Written exercise: Leaving out every picture, retype the lines below from the top through the one that contains "(641,451) circle [radius=6.68cm];".

Dataset section:

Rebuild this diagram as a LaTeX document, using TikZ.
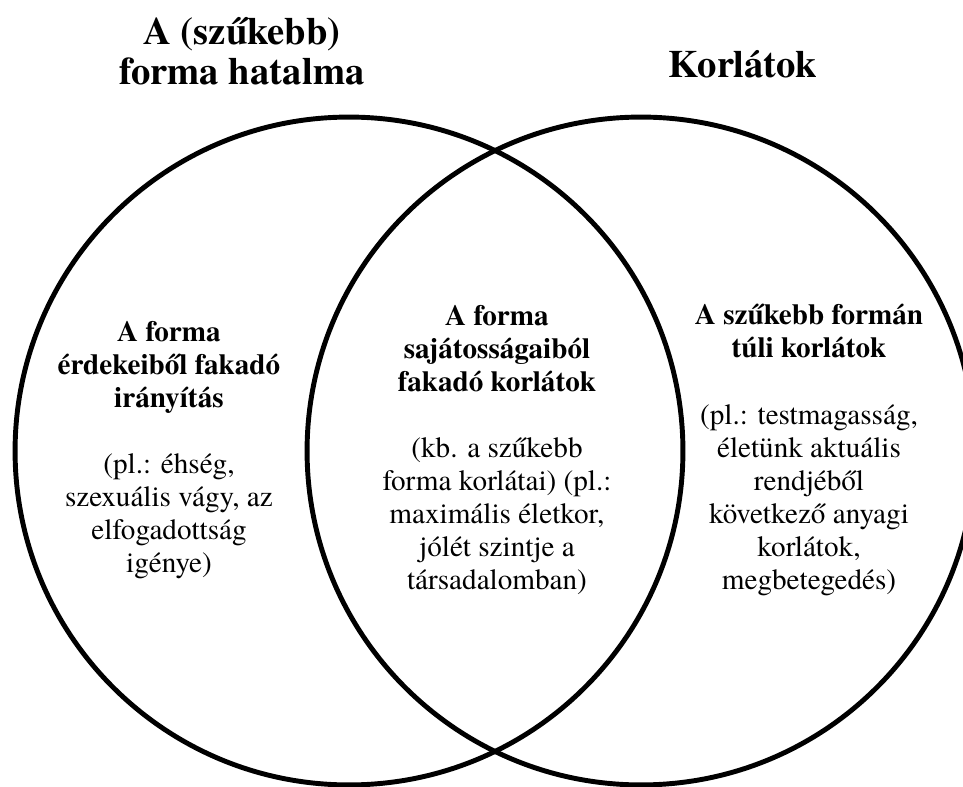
\documentclass[tikz,border=0pt]{standalone}
\usepackage{fontspec}
\setmainfont{texgyretermes}[Extension=.otf, UprightFont=*-regular, BoldFont=*-bold, ItalicFont=*-italic, BoldItalicFont=*-bolditalic]
\tikzset{
  venn/.style={line width=2.8pt},
  title/.style={font=\fontsize{22}{22.7}\selectfont\bfseries, align=center, inner sep=0pt},
  region/.style={font=\fontsize{16.6}{18.8}\selectfont, align=center, inner sep=0pt}
}
\begin{document}
\begin{tikzpicture}[x=0.02cm,y=-0.02cm]
\useasboundingbox (0,0) rectangle (963,787);

\draw[venn] (349,451) circle [radius=6.68cm];
\draw[venn] (641,451) circle [radius=6.68cm];

\node[title] (hatalom) at (242,51) {A (szűkebb)\\forma hatalma};
\node[title] (korlatok) at (743,64) {Korlátok};

\node[region] (iranyitas) at (169,450) {\textbf{A forma}\\\textbf{érdekeiből fakadó}\\\textbf{irányítás}\\[18.8pt]
(pl.: éhség,\\szexuális vágy, az\\elfogadottság\\igénye)};
\node[region] (sajat) at (497,450) {\textbf{A forma}\\\textbf{sajátosságaiból}\\\textbf{fakadó korlátok}\\[18.8pt]
(kb. a szűkebb\\forma korlátai) (pl.:\\maximális életkor,\\jólét szintje a\\társadalomban)};
\node[region] (tuli) at (809,450) {\textbf{A szűkebb formán}\\\textbf{túli korlátok}\\[18.8pt]
(pl.: testmagasság,\\életünk aktuális\\rendjéből\\következő anyagi\\korlátok,\\megbetegedés)};
\end{tikzpicture}
\end{document}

Task output:
Rebuild this diagram as a LaTeX document, using TikZ.
\documentclass[tikz,border=0pt]{standalone}
\usepackage{fontspec}
\setmainfont{texgyretermes}[Extension=.otf, UprightFont=*-regular, BoldFont=*-bold, ItalicFont=*-italic, BoldItalicFont=*-bolditalic]
\tikzset{
  venn/.style={line width=2.8pt},
  title/.style={font=\fontsize{22}{22.7}\selectfont\bfseries, align=center, inner sep=0pt},
  region/.style={font=\fontsize{16.6}{18.8}\selectfont, align=center, inner sep=0pt}
}
\begin{document}
\begin{tikzpicture}[x=0.02cm,y=-0.02cm]
\useasboundingbox (0,0) rectangle (963,787);

\draw[venn] (349,451) circle [radius=6.68cm];
\draw[venn] (641,451) circle [radius=6.68cm];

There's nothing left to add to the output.